Re: Journaling as a tool for growth

@joncarllewis wrote something which got me diving deeper into my own musings the past few weeks since the new year started. He talked about how journaling daily can be used as a tool for growth, as accumulating data over the years to find solutions to problems now.

This is the exact reason why I write everyday too - as a tool for introspection and self growth. I wrote on and off, in seasons when I was younger, but I found all those words penned on paper harder to synthesize, find patterns and play around with, unlike with digital data. With digital, words become data points, sentences becomes nodes, posts become patterns. 

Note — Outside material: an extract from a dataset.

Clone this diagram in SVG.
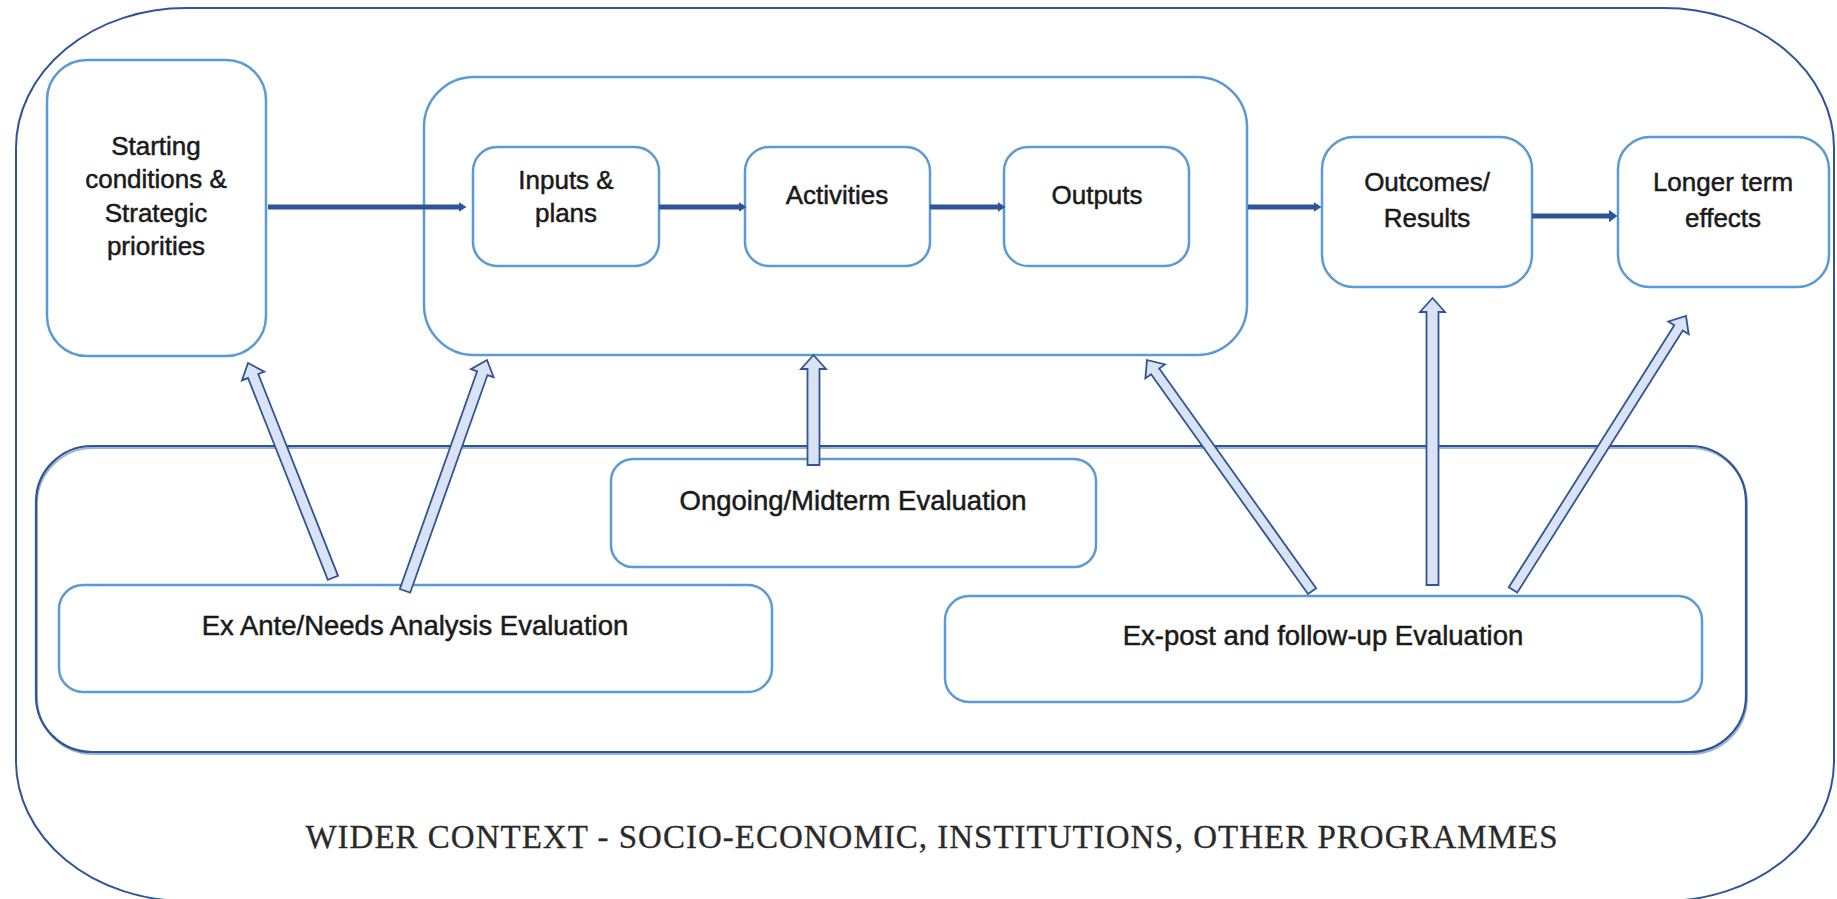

The past 400+ days of writing daily here had provided some form of quantified data for my mind and life, and thanks to search, hashtags and backlinks, finding recurring themes that I kept going back to, topics and things that I’m passionate about, had all been easier. 

But something still feels…lacking.

I desire for the best writing tool not just for post-hoc analysis but also realtime sense-making, for emergent synthesis of thoughts, ideas and beliefs. I have a good idea or vision of what my dream journaling platform would look like.  It’s a far-out and crazy idea of a product, but it speaks about what I feel I need for my purposes. But there’s nothing out there like it. Lately, I’d been experimenting with RoamResearch as a note-taking/journaling tool, and so far it had been impressive. Bi-directional links had been a game-changer, and each bi-directional link has an auto-generated page that contains all the other instances where you mentioned that word or linked it. This becomes a node in a graph overview where different topics are visualised and shown how they connect together. So now I can not just collate all the various moments when I mentioned a topic, but it even points out other connected topics as well. There’s still a deep ocean of features that I had yet to try, but Anne-Laure of Nesslabs describes it best as a “tool for metacognition, for networked thought”. I couldn’t agree more. It’s great for synthesis of recurring themes and patterns, and finding tangential connections to other themes.

Being able to use data that you track on a regular basis to make certain inferences or discover emergent themes about yourself is the whole point behind the quantified self movement, and so far Roam seems to live up to that in some innovative ways compared to conventional note-taking/journaling tools. 

I’d not yet felt the need to transition to another platform for my daily writing, but with Roam and the possibilities it showed, I can feel some early tremors in my perspective. Perhaps I can use both 200wad and Roam in parallel—former for the community, the latter for the data. As I progress in my life goals, how I see and use writing as a tool to supercharge my goals will continue to evolve. It will be interesting to see this theme unfold in this new year!